Written exercise: Check every line of the material below for the string "chart", and return the ones that have it.

—————

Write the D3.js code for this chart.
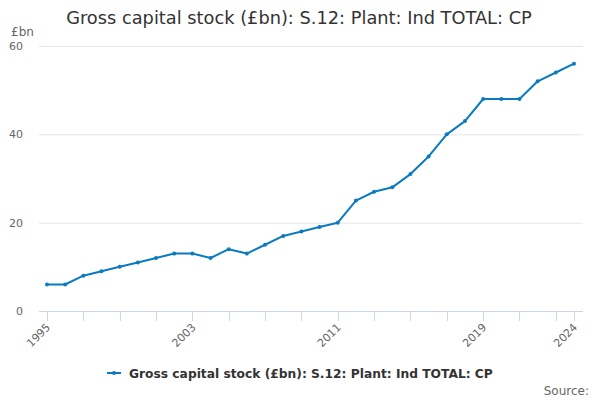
<!DOCTYPE html>
<html>
<head>
<meta charset="utf-8">
<script src="https://cdn.jsdelivr.net/npm/d3@7"></script>
<style>
  body { margin: 0; background: #fff; }
  svg { font-family: "DejaVu Sans", sans-serif; }
</style>
</head>
<body>
<div id="chart"></div>
<script>
'use strict';

const years = d3.range(1995, 2025);
const values = [6, 6, 8, 9, 10, 11, 12, 13, 13, 12, 14, 13, 15, 17, 18, 19, 20,
  25, 27, 28, 31, 35, 40, 43, 48, 48, 48, 52, 54, 56];
const yTicks = [0, 20, 40, 60];
const xTicks = d3.range(1995, 2024, 2).concat([2024]);
const xLabels = [1995, 2003, 2011, 2019, 2024];
const seriesName = 'Gross capital stock (£bn): S.12: Plant: Ind TOTAL: CP';

const width = 600, height = 400;
const plot = { left: 39, right: 583, top: 46, bottom: 311 };
const colour = '#0b7bc1';

const svg = d3.select('#chart').append('svg')
  .attr('width', width)
  .attr('height', height);

const x = d3.scaleLinear()
  .domain([1995, 2024])
  .range([47, 574]);

const y = d3.scaleLinear()
  .domain([0, 60])
  .range([plot.bottom, plot.top]);

// title
svg.append('text')
  .attr('x', width / 2 - 1)
  .attr('y', 24)
  .attr('text-anchor', 'middle')
  .attr('font-size', 17.8)
  .attr('fill', '#333')
  .text(seriesName);

// gridlines
svg.append('g')
  .selectAll('line')
  .data(yTicks.filter((d) => d > 0))
  .enter().append('line')
    .attr('x1', plot.left)
    .attr('x2', plot.right)
    .attr('y1', (d) => y(d) + 0.5)
    .attr('y2', (d) => y(d) + 0.5)
    .attr('stroke', '#e6e6e6');

// y labels
svg.append('g')
  .selectAll('text')
  .data(yTicks)
  .enter().append('text')
    .attr('x', 23)
    .attr('y', (d) => y(d) + 4)
    .attr('text-anchor', 'end')
    .attr('font-size', 11)
    .attr('fill', '#666')
    .text((d) => d);

svg.append('text')
  .attr('x', 11)
  .attr('y', 36)
  .attr('font-size', 12)
  .attr('fill', '#666')
  .text('£bn');

// x axis
svg.append('line')
  .attr('x1', plot.left)
  .attr('x2', plot.right)
  .attr('y1', plot.bottom + 0.5)
  .attr('y2', plot.bottom + 0.5)
  .attr('stroke', '#ccd6eb');

svg.append('g')
  .selectAll('line')
  .data(xTicks)
  .enter().append('line')
    .attr('x1', (d) => Math.round(x(d)) + 0.5)
    .attr('x2', (d) => Math.round(x(d)) + 0.5)
    .attr('y1', plot.bottom)
    .attr('y2', plot.bottom + 10)
    .attr('stroke', '#ccd6eb');

svg.append('g')
  .selectAll('text')
  .data(xLabels)
  .enter().append('text')
    .attr('transform', (d) => `translate(${x(d) + 4},${plot.bottom + 17}) rotate(-45)`)
    .attr('text-anchor', 'end')
    .attr('font-size', 11)
    .attr('fill', '#666')
    .text((d) => d);

// series
const points = years.map((yr, i) => ({ year: yr, value: values[i] }));

svg.append('path')
  .datum(points)
  .attr('fill', 'none')
  .attr('stroke', colour)
  .attr('stroke-width', 2)
  .attr('stroke-linejoin', 'round')
  .attr('d', d3.line().x((d) => x(d.year)).y((d) => y(d.value)));

svg.append('g')
  .selectAll('circle')
  .data(points)
  .enter().append('circle')
    .attr('cx', (d) => x(d.year))
    .attr('cy', (d) => y(d.value))
    .attr('r', 2)
    .attr('fill', colour);

// legend
const legend = svg.append('g');
legend.append('line')
  .attr('x1', 107).attr('x2', 121)
  .attr('y1', 373).attr('y2', 373)
  .attr('stroke', colour)
  .attr('stroke-width', 2);
legend.append('circle')
  .attr('cx', 114).attr('cy', 373).attr('r', 2)
  .attr('fill', colour);
legend.append('text')
  .attr('x', 129)
  .attr('y', 377.5)
  .attr('font-size', 12.25)
  .attr('font-weight', 'bold')
  .attr('fill', '#333')
  .text(seriesName);

svg.append('text')
  .attr('x', 589)
  .attr('y', 395)
  .attr('text-anchor', 'end')
  .attr('font-size', 12)
  .attr('fill', '#666')
  .text('Source:');
</script>
</body>
</html>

—————

The reply:
Write the D3.js code for this chart.
<div id="chart"></div>
const svg = d3.select('#chart').append('svg')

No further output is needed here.